着け心地の良さも申し添えておきたいところ。バンドの素材にはしなやかで耐久性の高いフッ素ラバーを使用。ベタベタせず、肌あたりも意外や爽快だ。それでいて適度なフィット感があり、ケースはフラブラすることなく好ましい位置に安定する。とても良い出来である。

MRG-BF1000R-1AJR

上品な光沢のあるチタンの外装は高級感も演出してくれる。尾錠の止めやすさ、外しやすさも印象に残った。

 繰り返すがダイビングのときはウェットスーツの上に着けるわけだから、着け心地より耐久性や尾錠の外れにくさが重要だろう。でも、陸で使うのだったら着け心地が良いに越したことはない。それに『クロノス日本版』が扱うような高級ダイバーズウォッチは、みんな陸で着用しているじゃないか。

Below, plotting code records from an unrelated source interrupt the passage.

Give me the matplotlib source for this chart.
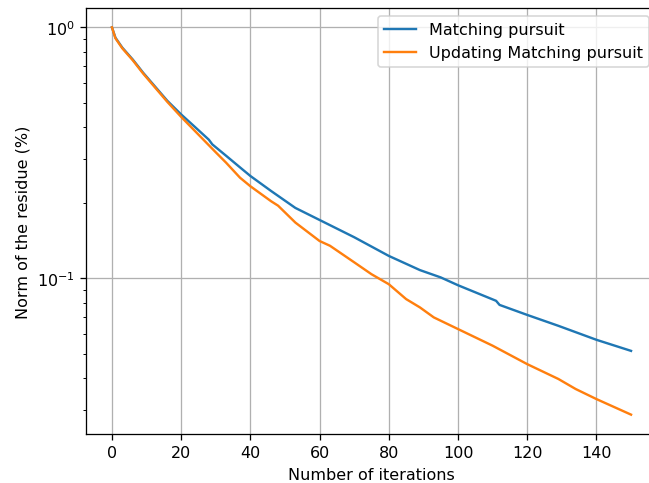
import matplotlib
matplotlib.use("Agg")
import matplotlib.pyplot as plt

# residue norm (log scale)
mp_iter = [0, 1, 3, 6, 9, 16, 20, 24, 28, 29, 33, 37, 40, 46, 53, 60,
           70, 80, 89, 95, 100, 111, 112, 120, 129, 140, 150]
mp_vals = [1.0, 0.91, 0.83, 0.745, 0.66, 0.51, 0.45, 0.401, 0.357, 0.342,
           0.308, 0.277, 0.256, 0.223, 0.191, 0.171, 0.146, 0.123, 0.108,
           0.101, 0.094, 0.0815, 0.0785, 0.0716, 0.0648, 0.057, 0.0515]

ump_iter = [0, 1, 3, 6, 9, 16, 20, 25, 30, 33, 37, 40, 46, 48, 53, 60, 63,
            70, 75, 80, 85, 89, 93, 100, 110, 120, 129, 134, 140, 150]
ump_vals = [1.0, 0.905, 0.825, 0.74, 0.655, 0.505, 0.44, 0.374, 0.318,
            0.289, 0.252, 0.233, 0.203, 0.195, 0.167, 0.141, 0.135, 0.116,
            0.104, 0.0949, 0.0828, 0.0767, 0.070, 0.0629, 0.054, 0.0456,
            0.0398, 0.0363, 0.0331, 0.0287]

DPI = 115
fig = plt.figure(figsize=(649 / DPI, 484 / DPI), dpi=DPI)
# axes run past the right edge, as in the cropped reference
ax = fig.add_axes([86 / 649, 49 / 484, 571 / 649, 426 / 484])

ax.semilogy(mp_iter, mp_vals, label="Matching pursuit")
ax.semilogy(ump_iter, ump_vals, label="Updating Matching pursuit")
ax.set_xlabel("Number of iterations")
ax.set_ylabel("Norm of the residue (%)")
ax.grid(True)
ax.legend(loc="upper right")

fig.savefig("out.png", dpi=DPI)
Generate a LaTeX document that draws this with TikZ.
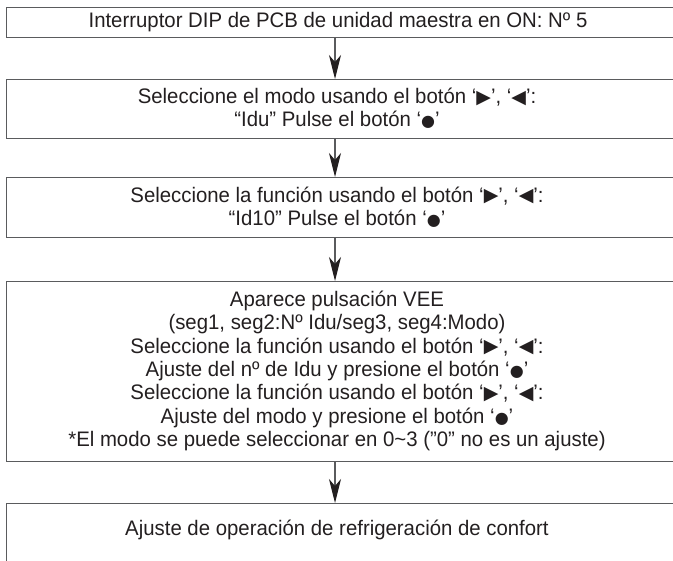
\documentclass[tikz,border=0pt]{standalone}
\usepackage{fontspec}
\setmainfont{Liberation Sans}[FakeStretch=0.97]
\newfontfamily\symf{DejaVu Sans}
\usetikzlibrary{arrows.meta}
\definecolor{linegray}{HTML}{5A5B5D}
\definecolor{textc}{HTML}{231F20}
\newcommand{\rtri}{{\symf\fontsize{19}{19}\selectfont\raisebox{0.5pt}{▶}}}
\newcommand{\ltri}{{\symf\fontsize{19}{19}\selectfont\raisebox{0.5pt}{◀}}}
\newcommand{\bdot}{{\symf\fontsize{16}{16}\selectfont ●}}
\begin{document}
\begin{tikzpicture}[x=1pt,y=-1pt,
  box/.style={draw=linegray, line width=1.3pt, minimum width=720pt, anchor=north west, inner sep=0pt},
  txt/.style={align=center, font=\fontsize{21}{23.3}\selectfont, text=textc, inner sep=0pt},
  arr/.style={draw=linegray, line width=1.2pt, -{Stealth[length=24pt,width=12pt,inset=7pt,color=textc]}}]
\useasboundingbox (0,0) rectangle (673,561);
\clip (0,0) rectangle (673,561);
\node[box, minimum height=30pt] (b1) at (6,7) {};
\node[box, minimum height=59pt] (b2) at (6,79) {};
\node[box, minimum height=60pt] (b3) at (6,177) {};
\node[box, minimum height=180pt] (b4) at (6,281) {};
\node[box, minimum height=100pt] (b5) at (6,503) {};
\coordinate (ax) at (335,0);
\node[txt] (t1) at (338,22) {Interruptor DIP de PCB de unidad maestra en ON: Nº 5};
\node[txt] (t2) at (337,108.5) {Seleccione el modo usando el botón ‘\rtri’, ‘\ltri’:\\“Idu” Pulse el botón ‘\bdot’};
\node[txt] (t3) at (337,207) {Seleccione la función usando el botón ‘\rtri’, ‘\ltri’:\\“Id10” Pulse el botón ‘\bdot’};
\node[txt] (t4) at (337,371) {Aparece pulsación VEE\\(seg1, seg2:Nº Idu/seg3, seg4:Modo)\\Seleccione la función usando el botón ‘\rtri’, ‘\ltri’:\\Ajuste del nº de Idu y presione el botón ‘\bdot’\\Seleccione la función usando el botón ‘\rtri’, ‘\ltri’:\\Ajuste del modo y presione el botón ‘\bdot’\\*El modo se puede seleccionar en 0\textasciitilde3 (”0” no es un ajuste)};
\node[txt] (t5) at (337,530) {Ajuste de operación de refrigeración de confort};
\draw[arr] (b1.south -| ax) -- (b2.north -| ax);
\draw[arr] (b2.south -| ax) -- (b3.north -| ax);
\draw[arr] (b3.south -| ax) -- (b4.north -| ax);
\draw[arr] (b4.south -| ax) -- (b5.north -| ax);
\end{tikzpicture}
\end{document}
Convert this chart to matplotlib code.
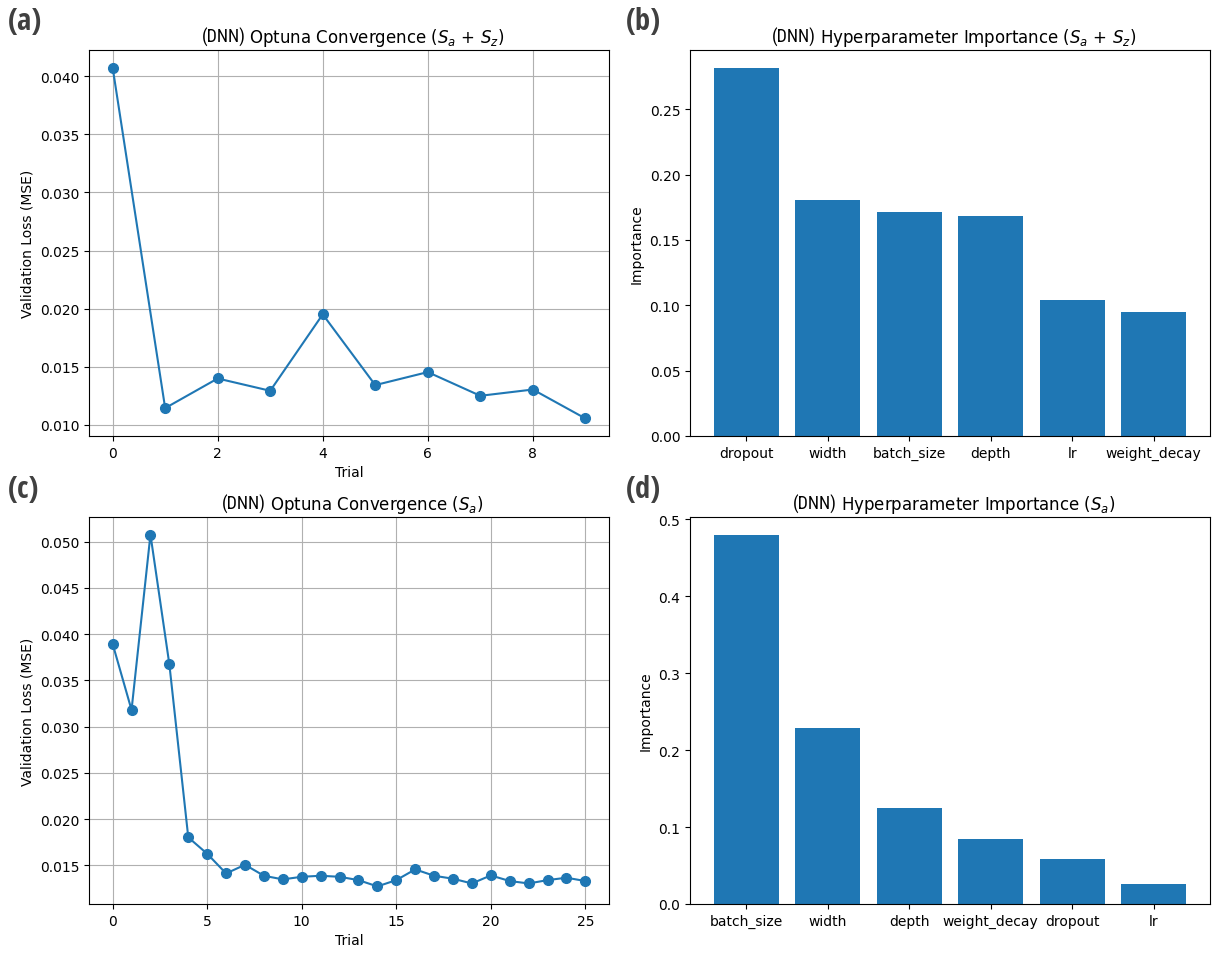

 ケースの大きさと凝った造形に最初は戸惑ったが、着用してみれば違和感は決して大きくなかった。実際、1時間も着けているとすっかり慣れてしまう。感覚に個人差はある。が、わりと細かい性格の自分が大丈夫なのだから、たいていの人はOKだと思う。

MRG-BF1000R-1AJR

盆栽の手入れなんていう細かい作業のときも着用したままで問題なかった。個人的には。

 何よりアクティブな気分が高まってくるのがいい。ダイビングはやらない(シュノーケリング程度は好きだ)が、この腕時計をしているとアウトドアに出たくなる。機能、デザイン、外装。腕時計にはいろいろな魅力があると思うが、身に着けた者を“その気にさせる”というのも、この小さな道具の魅力のひとつではないだろうか。